After just over three great weeks, it’s time to leave Siem Reap, tomorrow morning. I’m leaving with a fantastic teaching experience behind me, lots of new e-mail addresses in the back of my notebook, and a furrier liver than when I got here. The Sangkheum Center, Earthwalkers, Siem Reap, the people and the temples have added up to a memorable time. It’s just the evenings I have difficulty remembering.

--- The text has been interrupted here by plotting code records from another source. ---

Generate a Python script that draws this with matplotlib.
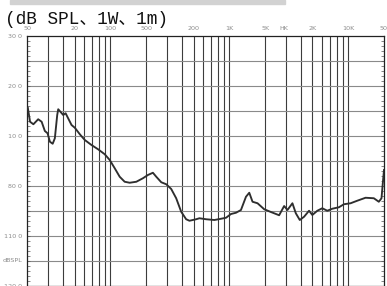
import matplotlib
matplotlib.use("Agg")
import matplotlib.pyplot as plt
from matplotlib.patches import Rectangle

# response curve (Hz, dB)
freq = [20.2, 21.1, 22.5, 24.7, 26.4, 28.1, 29.6, 31.0, 32.7, 34.1,
        35.7, 36.4, 38.3, 40.1, 42.0, 44.1, 47.1, 50.2, 55.3, 60.9,
        69.3, 78.7, 89.6, 98.7, 108.7, 119.7, 131.8, 145.2, 165.2, 187.7,
        206.7, 227.7, 243.1, 267.7, 294.8, 324.7, 357.5, 393.8, 433.6, 462.2,
        526.0, 560.7, 637.9, 748.9, 852.0, 938.6, 1033, 1138, 1253, 1381,
        1472, 1568, 1727, 1966, 2237, 2625, 2892, 3083, 3395, 3625,
        3915, 4253, 4685, 4993, 5498, 6055, 6668, 7345, 8358, 9204,
        10476, 11897, 13992, 16428, 18089, 19055, 19543, 20000]
spl = [91.3, 85.7, 84.7, 86.7, 85.7, 82.0, 81.1, 77.7, 76.9, 79.1,
       88.4, 90.7, 89.5, 88.4, 89.1, 87.1, 84.4, 83.3, 80.7, 78.4,
       76.4, 74.7, 72.7, 70.4, 67.1, 63.7, 61.7, 61.3, 61.7, 63.1,
       64.4, 65.3, 63.7, 61.5, 60.7, 58.8, 55.1, 49.7, 46.7, 46.1,
       46.7, 47.1, 46.7, 46.4, 46.9, 47.3, 48.8, 49.3, 50.4, 55.7,
       57.3, 53.7, 53.1, 50.7, 49.6, 48.3, 52.0, 50.4, 53.1, 49.1,
       46.4, 47.7, 50.1, 48.4, 50.1, 51.1, 50.1, 50.9, 51.5, 52.7,
       53.1, 54.1, 55.3, 55.1, 53.7, 55.1, 61.1, 66.4]

grid_freqs = [30, 40, 50, 60, 70, 80, 90, 100,
              200, 300, 400, 500, 600, 700, 800, 900, 1000,
              2000, 3000, 4000, 5000, 6000, 7000, 8000, 9000, 10000]

xlabel_pos = [20, 50, 100, 200, 500, 1000, 2000, 2900, 5000, 10000, 20000]
xlabel_txt = ["50", "20", "100", "500", "200", "1K", "5K", "HK", "2K", "10K", "50"]

ylabel_pos = [120, 100, 80, 60, 40, 30, 20]
ylabel_txt = ["30 0", "20 0", "10 0", "80 0", "110 0", "dBSPL", "120 0"]

fig = plt.figure(figsize=(3.87, 2.86), dpi=100)
ax = fig.add_axes([27.3 / 387, 0.0, (384 - 27.3) / 387, 250 / 286])
ax.set_xscale("log")
ax.set_xlim(20, 20000)
ax.set_ylim(20, 120)

for f in grid_freqs:
    ax.axvline(f, color="#3c3c3c", lw=0.8, zorder=1)
for v in range(30, 120, 10):
    ax.axhline(v, color="#8a8a8a", lw=0.8, zorder=1)

ax.plot(freq, spl, color="#2e2e2e", lw=1.35, zorder=3)

ax.set_xticks([])
ax.set_xticks([], minor=True)
ax.set_yticks([])
ax.set_yticks(range(20, 121, 2), minor=True)
ax.tick_params(axis="y", which="minor", direction="in", length=2.5,
               width=0.5, color="#555555", left=True, right=True)
for s in ax.spines.values():
    s.set_color("#222222")
    s.set_linewidth(0.9)

for p, t in zip(xlabel_pos, xlabel_txt):
    ax.text(p, 1.018, t, transform=ax.get_xaxis_transform(), ha="center",
            va="bottom", fontsize=4.6, color="#8c8c8c")
for p, t in zip(ylabel_pos, ylabel_txt):
    ax.text(-0.015, p, t, transform=ax.get_yaxis_transform(), ha="right",
            va="center", fontsize=4.6, color="#8c8c8c")

fig.patches.append(Rectangle((10 / 387, 1 - 3.5 / 286), 275 / 387, 3.5 / 286,
                             transform=fig.transFigure, color="#d2d2d2"))
fig.text(5 / 387, 1 - 24 / 286, "(dB SPL、1W、1m)", fontsize=12.8,
         family=["Liberation Mono", "Noto Sans CJK SC"], color="#111111",
         va="baseline", ha="left")

fig.savefig("out.png", dpi=100)
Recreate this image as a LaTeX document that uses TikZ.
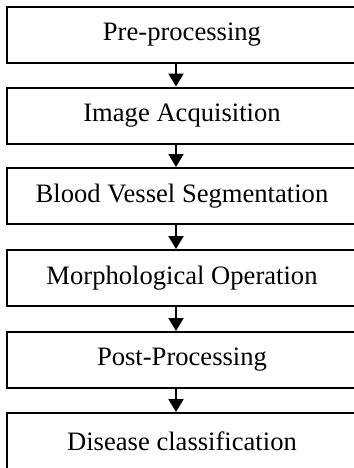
\documentclass[tikz,border=0pt]{standalone}
\usepackage{fontspec}
\setmainfont{Liberation Serif}
\usetikzlibrary{arrows.meta}
\begin{document}
\begin{tikzpicture}[x=0.5pt, y=-0.5pt,
    boxStyle/.style={rectangle, draw, line width=1pt, minimum width=175pt, minimum height=28pt, inner sep=0pt, font=\fontsize{13.3}{16}\selectfont},
    arrowStyle/.style={line width=1pt, -{Triangle[width=7.5pt, length=6.5pt]}}]
    \useasboundingbox (0,0) rectangle (354,468);
    \clip (0,0) rectangle (354,468);
    \coordinate (mid) at (176,0);

    \node[boxStyle](pre) at (182, 34.5) {Pre-processing};
    \node[boxStyle](acq) at (182, 115.5) {Image Acquisition};
    \node[boxStyle](seg) at (182, 196) {Blood Vessel Segmentation};
    \node[boxStyle](morph) at (182, 278) {Morphological Operation};
    \node[boxStyle](post) at (182, 360) {Post-Processing};
    \node[boxStyle](cls) at (182, 441) {Disease classification};

    \draw[arrowStyle] (pre.south -| mid) -- (acq.north -| mid);
    \draw[arrowStyle] (acq.south -| mid) -- (seg.north -| mid);
    \draw[arrowStyle] (seg.south -| mid) -- (morph.north -| mid);
    \draw[arrowStyle] (morph.south -| mid) -- (post.north -| mid);
    \draw[arrowStyle] (post.south -| mid) -- (cls.north -| mid);
\end{tikzpicture}
\end{document}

The Angkor What? Bar in Siem Reap is mainly responsible for this furry liver and patchy memory (and a large bruise on my hip), but the Laundry Bar is also to blame. The Angkor What sells buckets of Cambodian Mekong whiskey, Coke and Red Bull for four dollars, and they’re enough to get an elephant feeling tired and emotional. The walls of the bar are covered in writing from the hundreds of drunkards that have patronised it, and the word used most often is ‘regrets’. People seem to come over all wise after eight beers and a bucket of whiskey, so sayings such as “It’s better to regret the things you haven’t done than the things you have done” compete for wall space with “It’s better to have no regrets at all”, and “The Bromley Massive was ‘ere 2003”.
On one night in the Angkor What, I had to talk convincingly to a pretty Dutch girl for two hours as if I was a writer for Lonely Planet, after I met a genuine Lonely Planet writer and he pointed at me when she asked who the Lonely Planet writer was. “Yeah, there are some great places to see here, but you have to get off the beaten track and into the countryside to get the real Cambodia” I said sounding thoroughly authoritative, resisting the urge to laugh my ass off and admit I’d only been in town for four days.
Something does mystify me though – I swear every single student I’ve met traveling studied at Leeds. Even all the way out here, you can still have a conversation along the lines of “Yeah, Headingley is just so commercialised now”, or “Skyrack? No way, maybe the Oak”.
Now, it’s Headingley no, Woodhouse yes. It’s all about the Chemic Tavern…a pub that has small children, dogs, cats, hippies, old people, and the occasional student. I just wish they sold better beer.
And they have really polite fighting as I recall!
very intellectual fighting where they have a debate over the merits of the potential fight before deciding it’s not worth it.
Any fight (or near-fight) that is followed by the line “‘e was picking up limbs in the Falklands and this is what he gets” is a bit special.